Mr Yongyuth's eligibility to serve in the cabinet and as an MP is in doubt since the National Anti-Corruption Commission (NACC) found him guilty of malfeasance for his handling of the controversial Alpine land case while he was a deputy permanent secretary for the interior in 2002.
The Interior Ministry's Civil Service Committee has decided to expel Mr Yongyuth with the expulsion order retroactively taking effect on Sept 30, 2002.
However, the committee has claimed that the expulsion, which was imposed this Sept 14, is also retroactively overruled by the 2007 Exoneration Act.
A source in the Pheu Thai Party said that Mr Yongyuth faces mounting pressure within the party despite support from Prime Minister Yingluck Shinawatra.
Mr Yongyuth has received a direct order from "those in power" to suspend his duties pending a final ruling on his status, the source said.
His absence from the cabinet meeting on Tuesday has fuelled suspicions that his job is at risk.
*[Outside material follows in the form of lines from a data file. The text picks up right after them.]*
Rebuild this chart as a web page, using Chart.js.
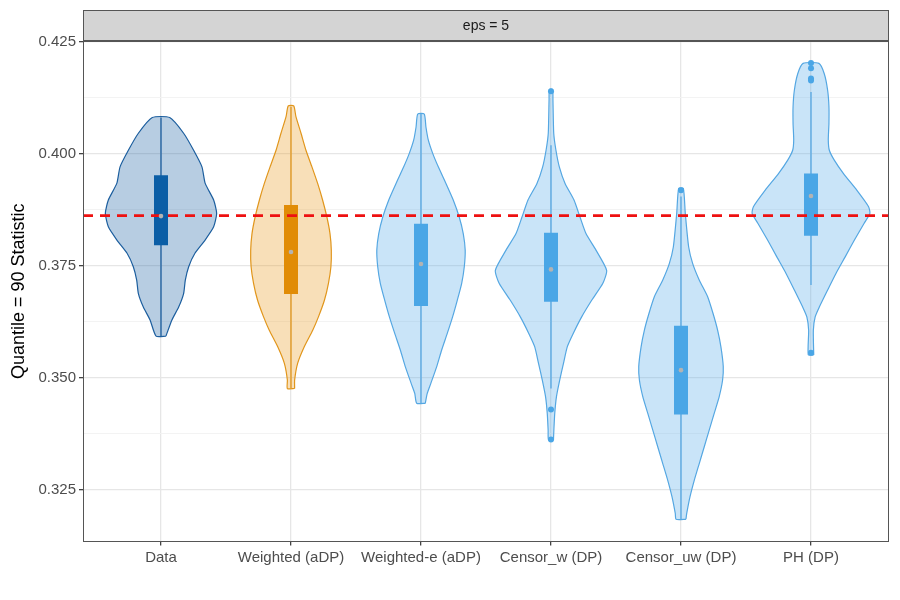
<!DOCTYPE html>
<html>
<head>
<meta charset="utf-8">
<title>Quantile = 90 Statistic</title>
<script src="https://cdn.jsdelivr.net/npm/chart.js@4.4.1/dist/chart.umd.min.js"></script>
<style>
  html, body { margin: 0; padding: 0; background: #fff; }
  #wrap { width: 900px; height: 600px; }
</style>
</head>
<body>
<div id="wrap"><canvas id="chart"></canvas></div>
<script>
const categories = ['Data', 'Weighted (aDP)', 'Weighted-e (aDP)', 'Censor_w (DP)', 'Censor_uw (DP)', 'PH (DP)'];
const panelLabel = 'eps = 5';
const referenceValue = 0.3862;

// violin outlines: y levels (bottom to top) and half widths in category units
const dataLevels = [0.3593, 0.3629, 0.3658, 0.3688, 0.3718, 0.3748, 0.3778, 0.3807, 0.3837, 0.3867, 0.3897, 0.3934, 0.3971, 0.4008, 0.4046, 0.4081];
const dataWidths = [0.038, 0.084, 0.136, 0.174, 0.187, 0.213, 0.261, 0.338, 0.405, 0.428, 0.405, 0.340, 0.315, 0.251, 0.174, 0.067];

const weightedLevels = [0.3476, 0.3495, 0.3532, 0.3569, 0.3606, 0.3636, 0.3673, 0.3711, 0.3748, 0.3785, 0.3822, 0.3859, 0.3897, 0.3934, 0.3971, 0.4008, 0.4046, 0.4083, 0.4107];
const weightedWidths = [0.028, 0.028, 0.051, 0.102, 0.167, 0.211, 0.257, 0.288, 0.307, 0.310, 0.300, 0.276, 0.243, 0.205, 0.161, 0.115, 0.077, 0.038, 0.021];

const weightedELevels = [0.3443, 0.3465, 0.3487, 0.3525, 0.3562, 0.3599, 0.3636, 0.3673, 0.3711, 0.3748, 0.3785, 0.3822, 0.3859, 0.3897, 0.3934, 0.3971, 0.4001, 0.4031, 0.4060, 0.4089];
const weightedEWidths = [0.033, 0.048, 0.075, 0.121, 0.159, 0.202, 0.243, 0.279, 0.313, 0.333, 0.340, 0.325, 0.294, 0.248, 0.192, 0.133, 0.090, 0.056, 0.038, 0.025];

const censorWLevels = [0.3361, 0.3383, 0.3421, 0.3458, 0.3495, 0.3532, 0.3569, 0.3599, 0.3636, 0.3673, 0.3711, 0.3740, 0.3785, 0.3822, 0.3859, 0.3897, 0.3934, 0.3971, 0.4008, 0.4046, 0.4120, 0.4144];
const censorWWidths = [0.019, 0.022, 0.029, 0.042, 0.067, 0.096, 0.125, 0.171, 0.236, 0.313, 0.399, 0.428, 0.346, 0.269, 0.223, 0.177, 0.108, 0.064, 0.038, 0.021, 0.015, 0.012];

const censorUwLevels = [0.3184, 0.3197, 0.3234, 0.3271, 0.3309, 0.3346, 0.3383, 0.3421, 0.3458, 0.3495, 0.3525, 0.3569, 0.3606, 0.3644, 0.3681, 0.3718, 0.3755, 0.3792, 0.3867, 0.3923];
const censorUwWidths = [0.038, 0.044, 0.069, 0.102, 0.141, 0.179, 0.217, 0.256, 0.294, 0.320, 0.325, 0.307, 0.282, 0.246, 0.205, 0.141, 0.090, 0.059, 0.033, 0.018];

const phLevels = [0.3551, 0.3606, 0.3636, 0.3658, 0.3696, 0.3733, 0.3770, 0.3807, 0.3845, 0.3867, 0.3882, 0.3919, 0.3956, 0.3986, 0.4008, 0.4031, 0.4068, 0.4105, 0.4142, 0.4179, 0.4202];
const phWidths = [0.021, 0.018, 0.032, 0.064, 0.128, 0.192, 0.263, 0.333, 0.409, 0.453, 0.443, 0.352, 0.250, 0.179, 0.141, 0.133, 0.138, 0.138, 0.128, 0.102, 0.061];

// box plot summaries, one per category
const q1Values = [0.3796, 0.3687, 0.3660, 0.3670, 0.3418, 0.3817];
const medianValues = [0.3861, 0.3781, 0.3754, 0.3742, 0.3517, 0.3906];
const q3Values = [0.3952, 0.3886, 0.3844, 0.3824, 0.3616, 0.3956];
const whiskerLow = [0.3593, 0.3476, 0.3443, 0.3476, 0.3184, 0.3707];
const whiskerHigh = [0.4081, 0.4105, 0.4089, 0.4019, 0.3905, 0.4138];
const outlierValues = [[], [], [], [0.4140, 0.3429, 0.3362], [0.3919], [0.4203, 0.4191, 0.4168, 0.4164, 0.3556]];

const yMajorTicks = [0.325, 0.350, 0.375, 0.400, 0.425];
const yMinorTicks = [0.3375, 0.3625, 0.3875, 0.4125];

// colours
const lineColors = ['#1c5e9e', '#e1961c', '#55a7e2', '#55a7e2', '#55a7e2', '#55a7e2'];
const fillColors = ['rgba(30,100,165,0.32)', 'rgba(232,155,35,0.32)', 'rgba(86,170,232,0.32)', 'rgba(86,170,232,0.32)', 'rgba(86,170,232,0.32)', 'rgba(86,170,232,0.32)'];
const boxColors = ['#0b5ea6', '#e18c06', '#4aa6e6', '#4aa6e6', '#4aa6e6', '#4aa6e6'];

const levelSets = [dataLevels, weightedLevels, weightedELevels, censorWLevels, censorUwLevels, phLevels];
const widthSets = [dataWidths, weightedWidths, weightedEWidths, censorWWidths, censorUwWidths, phWidths];

const datasets = [];
categories.forEach((name, i) => {
    const c = i + 1;
    const lv = levelSets[i];
    const wd = widthSets[i];
    const outline = lv.map((y, k) => ({ x: c + wd[k], y: y }));
    for (let k = lv.length - 1; k >= 0; k--) outline.push({ x: c - wd[k], y: lv[k] });
    outline.push(outline[0]);

    datasets.push({
        label: name, data: outline, showLine: true, fill: 'shape', tension: 0.2,
        backgroundColor: fillColors[i], borderColor: lineColors[i], borderWidth: 1.2,
        pointRadius: 0, order: 6
    });
    datasets.push({
        label: name + ' whisker', data: [{ x: c, y: whiskerLow[i] }, { x: c, y: whiskerHigh[i] }],
        showLine: true, borderColor: lineColors[i], borderWidth: 1.3, pointRadius: 0, order: 5
    });
    datasets.push({
        label: name + ' box', data: [{ x: c, y: q1Values[i] }, { x: c, y: q3Values[i] }],
        showLine: true, borderColor: boxColors[i], borderWidth: 14, borderCapStyle: 'butt',
        pointRadius: 0, order: 4
    });
    datasets.push({
        label: name + ' outliers', data: outlierValues[i].map(v => ({ x: c, y: v })),
        pointRadius: 3, backgroundColor: boxColors[i], borderWidth: 0, order: 3
    });
    datasets.push({
        label: name + ' median', data: [{ x: c, y: medianValues[i] }],
        pointRadius: 2.3, backgroundColor: '#b3b3b3', borderWidth: 0, order: 1
    });
});
datasets.push({
    label: 'reference', data: [{ x: 0.4, y: referenceValue }, { x: 6.6, y: referenceValue }],
    showLine: true, borderColor: '#ee1111', borderWidth: 2.6, borderDash: [10, 7],
    pointRadius: 0, order: 2
});

// facet strip and panel border like ggplot theme_bw
const panelPlugin = {
    id: 'panel',
    afterDraw(chart) {
        const { ctx, chartArea: a } = chart;
        ctx.save();
        ctx.fillStyle = '#d4d4d4';
        ctx.fillRect(a.left, 10, a.right - a.left, a.top - 10);
        ctx.strokeStyle = '#555';
        ctx.lineWidth = 1;
        ctx.strokeRect(a.left + 0.5, 10.5, a.right - a.left - 1, a.top - 10);
        ctx.strokeRect(a.left + 0.5, a.top, a.right - a.left - 1, a.bottom - a.top);
        ctx.lineWidth = 2;
        ctx.beginPath();
        ctx.moveTo(a.left, a.top);
        ctx.lineTo(a.right, a.top);
        ctx.stroke();
        ctx.fillStyle = '#1a1a1a';
        ctx.font = '14px "Liberation Sans", Arial, sans-serif';
        ctx.textAlign = 'center';
        ctx.textBaseline = 'middle';
        ctx.fillText(panelLabel, (a.left + a.right) / 2, (10 + a.top) / 2 + 1);
        ctx.restore();
    }
};

const isMajor = v => yMajorTicks.some(t => Math.abs(t - v) < 1e-6);

new Chart(document.getElementById('chart'), {
    type: 'scatter',
    data: { datasets: datasets },
    options: {
        responsive: true,
        maintainAspectRatio: false,
        animation: false,
        events: [],
        layout: { padding: { top: 41, right: 11, bottom: 0, left: 0 } },
        plugins: { legend: { display: false }, tooltip: { enabled: false } },
        scales: {
            x: {
                type: 'linear', min: 0.4, max: 6.6,
                afterBuildTicks: scale => { scale.ticks = categories.map((_, i) => ({ value: i + 1 })); },
                afterFit: scale => { scale.height = 58.5; },
                ticks: {
                    callback: v => categories[Math.round(v) - 1],
                    color: '#4d4d4d', autoSkip: false, maxRotation: 0, padding: 3,
                    font: { family: '"Liberation Sans", Arial, sans-serif', size: 15 }
                },
                grid: { color: '#e6e6e6', lineWidth: 1.3, tickLength: 4, tickColor: '#444' },
                border: { display: false }
            },
            y: {
                type: 'linear', min: 0.31344, max: 0.4252,
                afterBuildTicks: scale => {
                    scale.ticks = yMajorTicks.concat(yMinorTicks).sort((a, b) => a - b).map(v => ({ value: v }));
                },
                afterFit: scale => { scale.width = 83; },
                ticks: {
                    callback: v => isMajor(v) ? v.toFixed(3) : '',
                    color: '#4d4d4d', padding: 3,
                    font: { family: '"Liberation Sans", Arial, sans-serif', size: 15 }
                },
                grid: {
                    color: ctx => isMajor(ctx.tick.value) ? '#e6e6e6' : '#f2f2f2',
                    lineWidth: ctx => isMajor(ctx.tick.value) ? 1.3 : 0.9,
                    tickLength: 4,
                    tickColor: ctx => isMajor(ctx.tick.value) ? '#444' : 'rgba(0,0,0,0)'
                },
                border: { display: false },
                title: {
                    display: true, text: 'Quantile = 90 Statistic', color: '#000',
                    padding: { top: 8, bottom: 0 },
                    font: { family: '"Liberation Sans", Arial, sans-serif', size: 18 }
                }
            }
        }
    },
    plugins: [panelPlugin]
});
</script>
</body>
</html>
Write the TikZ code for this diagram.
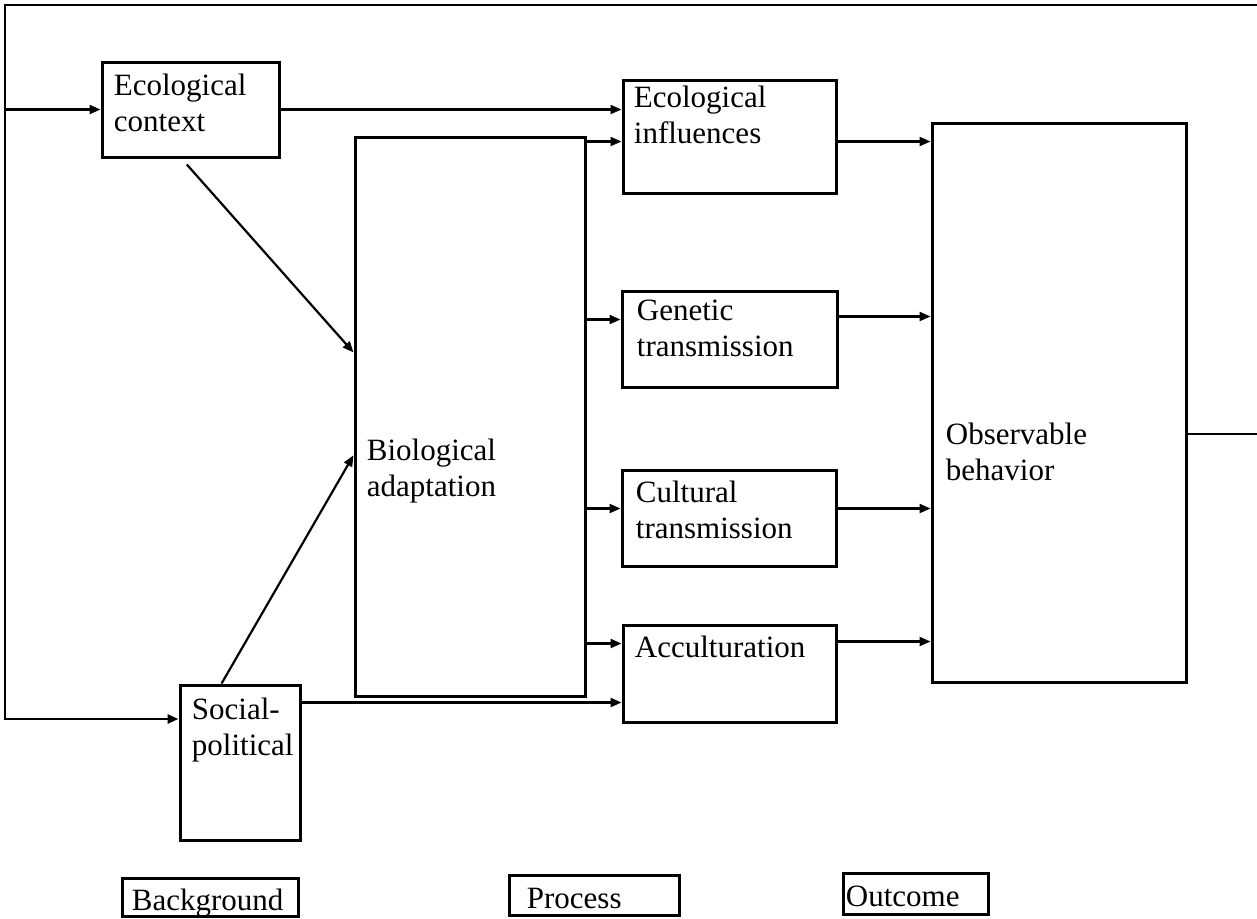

He reportedly opted to inspect the flood situation in Prachin Buri instead.
Mr Yongyuth has been assigned to serve as acting prime minister during Ms Yingluck's visit to the US.
This may explain the Pheu Thai Party's petition submitted to the Election Commission (EC) asking the agency to rule on Mr Yongyuth's eligibility to hold political office. The hand-written petition was submitted by Pheu Thai spokesman Prompong Nopparit.
The source said that certain groups of red shirts, apparently backed by MPs jockeying for a cabinet seat, are stepping up pressure on Mr Yongyuth. Red shirts from Surin led by Thepphanom Namlee have already petitioned the EC to rule on Mr Yongyuth's status. Others are pressuring him to resign to avoid the possible dissolution of the party if Mr Yongyuth is ultimately found culpable and forced from office, as he is also the Pheu Thai leader.
The call for his resignation comes despite the Council of State's reaffirmation that Mr Yongyuth is covered by the 2007 Exoneration Act.
Democrat MP for Songkhla Wirat Kalyasiri said yesterday that the deputy prime minister is being forced by his own party to take the fall.
His opponents say that leniency under the exoneration act is not possible until Mr Yongyuth has served his punishment.
"He is being ousted by those who have the real power in Pheu Thai. They want to put an end to the Alpine case which is linked to other [politicians]," Mr Wirat said.
Mr Yongyuth had approved the sale and ownership of plots of land in Pathum Thani to Alpine Real Estate and Alpine Golf and Sports Club in 2002 despite the Council of State's ruling that it was monastic land and thus could not be sold or transferred.
The real estate developer had connections with former deputy interior minister Sanoh Thienthong and the property was later sold to former prime minister Thaksin Shinawatra.
Mr Wirat said that Pheu Thai's petition to the EC for a ruling is nothing but an attempt to buy time.
"He thinks he may be able to clear the mess. If he really believes he is an eligible MP, why doesn't he ask the Constitution Court to make a ruling? It will go to the court sooner or later," the Songkhla MP said.
The Democrat Party is collecting signatures of 50 MPs to endorse a petition seeking a Constitution Court ruling on Mr Yongyuth's status. The petition will be submitted by the House Speaker.
Mr Wirat said the House Speaker is required to forward the petition to the charter court within 15 days.
A ruling would be expected in three months, he added.
Pheu Thai MP and legal specialist Pirapan Palusuk said yesterday the petition to the EC would clear any doubt about the party leader's qualifications.
He said it is the right authority to consult when the Council of State and the NACC seem to disagree.
Mr Pirapan added it was unlikely that Mr Yongyuth would lose his post _ especially with Ms Yingluck's support.
"Most party members don't think he has done any damage to the party. I don't think it will make a significant impact," he said.
Jaturan Boonbenrat, assistant coordinator for the Green Politics Group, said the group has asked the EC to rule on the qualification of Science and Technology Minister Plodprasop Suraswadi in addition to Mr Yongyuth.
Mr Plodprasop was found guilty by the NACC of malfeasance over the export of 100 Bengal tigers to a Chinese zoo when he was chief of the Royal Forest Department.